From the entries below, print exactly the span beginning with the line holding "Emit a web page that matches this image, drawn with Apache" and ending with the line holding "2, 2, 8, 5.4];", endpoints included, and skip any pictures.

_THE INPUT:_

[start]

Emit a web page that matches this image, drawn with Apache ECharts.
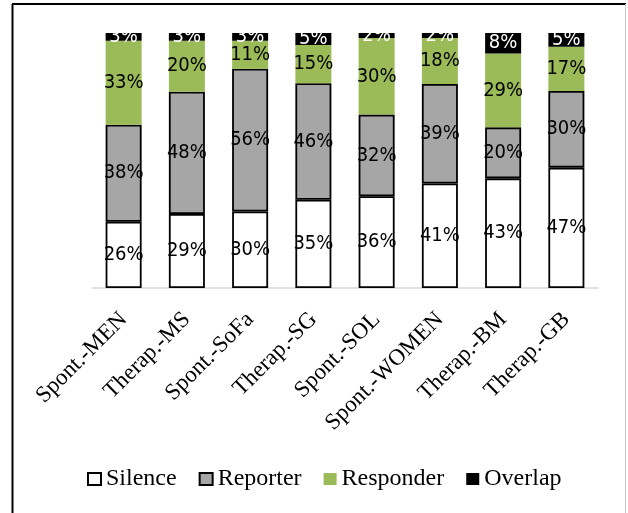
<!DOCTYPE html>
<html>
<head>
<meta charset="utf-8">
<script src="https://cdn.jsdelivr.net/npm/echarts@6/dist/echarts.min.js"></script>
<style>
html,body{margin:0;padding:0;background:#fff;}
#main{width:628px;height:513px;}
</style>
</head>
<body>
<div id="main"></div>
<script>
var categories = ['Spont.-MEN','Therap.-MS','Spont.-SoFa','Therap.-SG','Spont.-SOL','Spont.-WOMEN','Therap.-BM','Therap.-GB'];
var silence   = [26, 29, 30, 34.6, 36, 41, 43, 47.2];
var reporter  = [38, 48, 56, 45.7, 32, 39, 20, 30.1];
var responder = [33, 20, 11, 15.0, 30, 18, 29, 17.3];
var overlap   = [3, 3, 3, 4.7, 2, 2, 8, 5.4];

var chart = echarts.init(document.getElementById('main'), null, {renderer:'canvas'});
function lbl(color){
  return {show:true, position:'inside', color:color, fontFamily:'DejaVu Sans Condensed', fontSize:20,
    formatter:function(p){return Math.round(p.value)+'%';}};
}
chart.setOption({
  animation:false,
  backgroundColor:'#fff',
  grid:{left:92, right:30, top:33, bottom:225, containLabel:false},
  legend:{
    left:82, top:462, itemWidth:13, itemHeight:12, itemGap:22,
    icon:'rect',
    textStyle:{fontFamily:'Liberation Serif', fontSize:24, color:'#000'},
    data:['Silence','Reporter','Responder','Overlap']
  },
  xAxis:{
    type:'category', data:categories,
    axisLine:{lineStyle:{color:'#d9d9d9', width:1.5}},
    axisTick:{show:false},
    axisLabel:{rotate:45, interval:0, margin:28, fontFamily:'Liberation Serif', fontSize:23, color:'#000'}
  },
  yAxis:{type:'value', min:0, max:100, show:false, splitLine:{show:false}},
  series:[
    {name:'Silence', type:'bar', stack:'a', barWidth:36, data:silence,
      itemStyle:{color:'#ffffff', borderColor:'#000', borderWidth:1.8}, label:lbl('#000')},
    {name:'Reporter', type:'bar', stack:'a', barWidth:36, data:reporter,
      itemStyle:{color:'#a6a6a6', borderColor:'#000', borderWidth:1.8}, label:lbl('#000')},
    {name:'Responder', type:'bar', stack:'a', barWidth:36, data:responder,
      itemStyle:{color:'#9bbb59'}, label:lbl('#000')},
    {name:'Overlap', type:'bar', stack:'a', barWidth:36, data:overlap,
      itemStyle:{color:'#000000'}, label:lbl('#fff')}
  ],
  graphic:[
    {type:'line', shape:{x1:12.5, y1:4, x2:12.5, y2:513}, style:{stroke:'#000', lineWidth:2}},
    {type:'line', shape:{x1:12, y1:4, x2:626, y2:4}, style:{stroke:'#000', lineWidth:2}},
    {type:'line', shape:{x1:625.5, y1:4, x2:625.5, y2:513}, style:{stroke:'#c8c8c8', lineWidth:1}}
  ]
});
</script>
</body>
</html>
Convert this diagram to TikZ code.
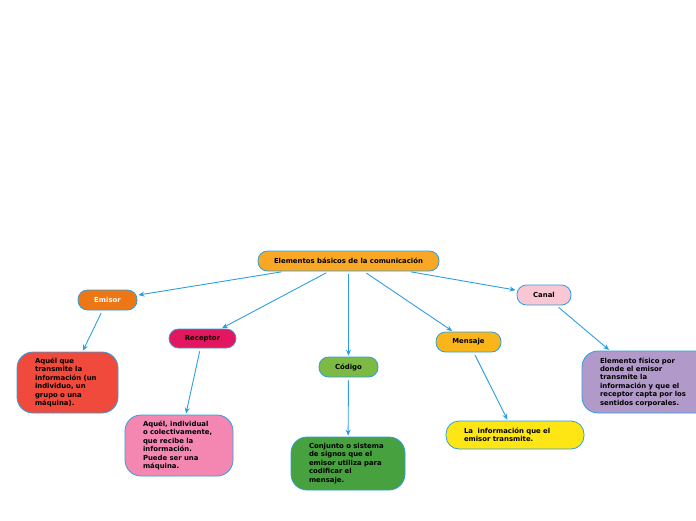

[end]
[start]

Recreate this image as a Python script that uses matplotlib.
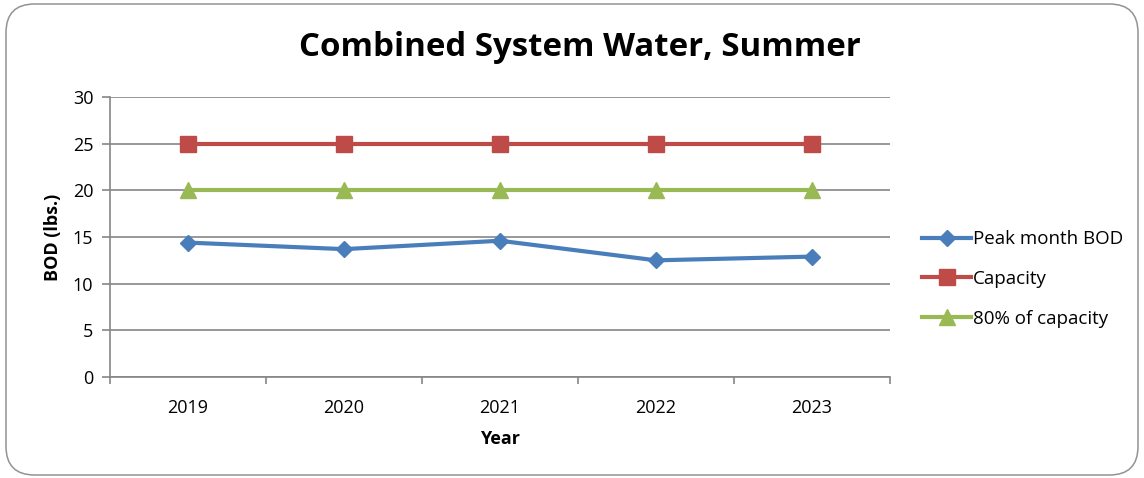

[end]
[start]

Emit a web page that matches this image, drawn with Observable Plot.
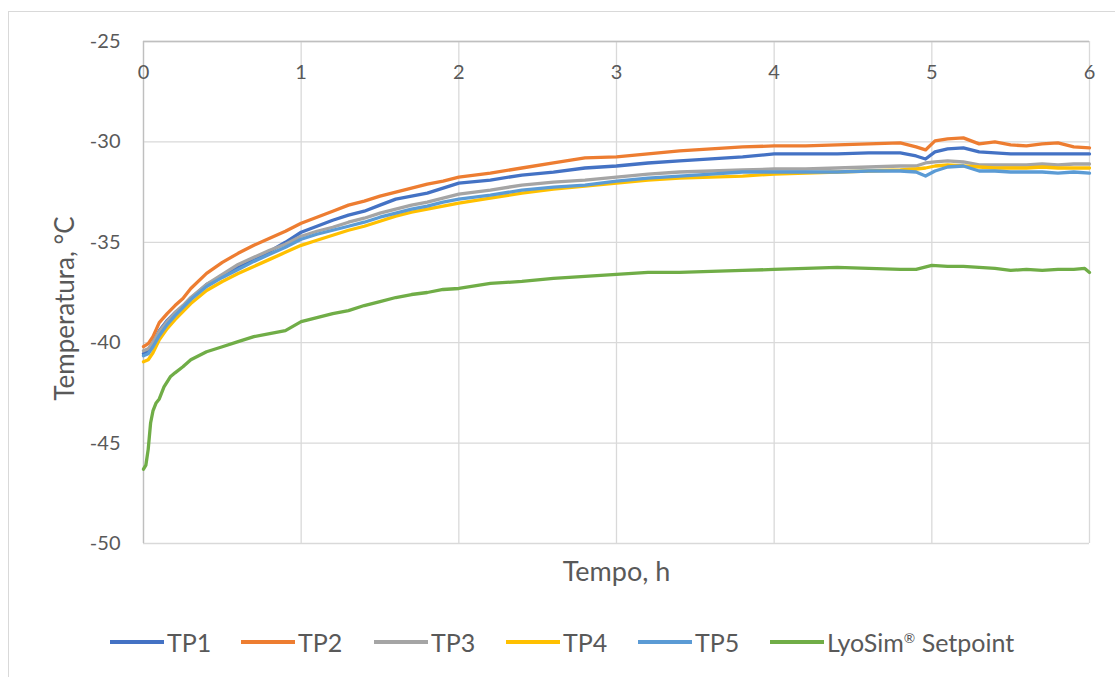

[end]

_SOLVED EXERCISE:_
Emit a web page that matches this image, drawn with Apache ECharts.
<!DOCTYPE html>
<html>
<head>
<meta charset="utf-8">
<script src="https://cdn.jsdelivr.net/npm/echarts@6/dist/echarts.min.js"></script>
<style>
html,body{margin:0;padding:0;background:#fff;}
#main{width:628px;height:513px;}
</style>
</head>
<body>
<div id="main"></div>
<script>
var categories = ['Spont.-MEN','Therap.-MS','Spont.-SoFa','Therap.-SG','Spont.-SOL','Spont.-WOMEN','Therap.-BM','Therap.-GB'];
var silence   = [26, 29, 30, 34.6, 36, 41, 43, 47.2];
var reporter  = [38, 48, 56, 45.7, 32, 39, 20, 30.1];
var responder = [33, 20, 11, 15.0, 30, 18, 29, 17.3];
var overlap   = [3, 3, 3, 4.7, 2, 2, 8, 5.4];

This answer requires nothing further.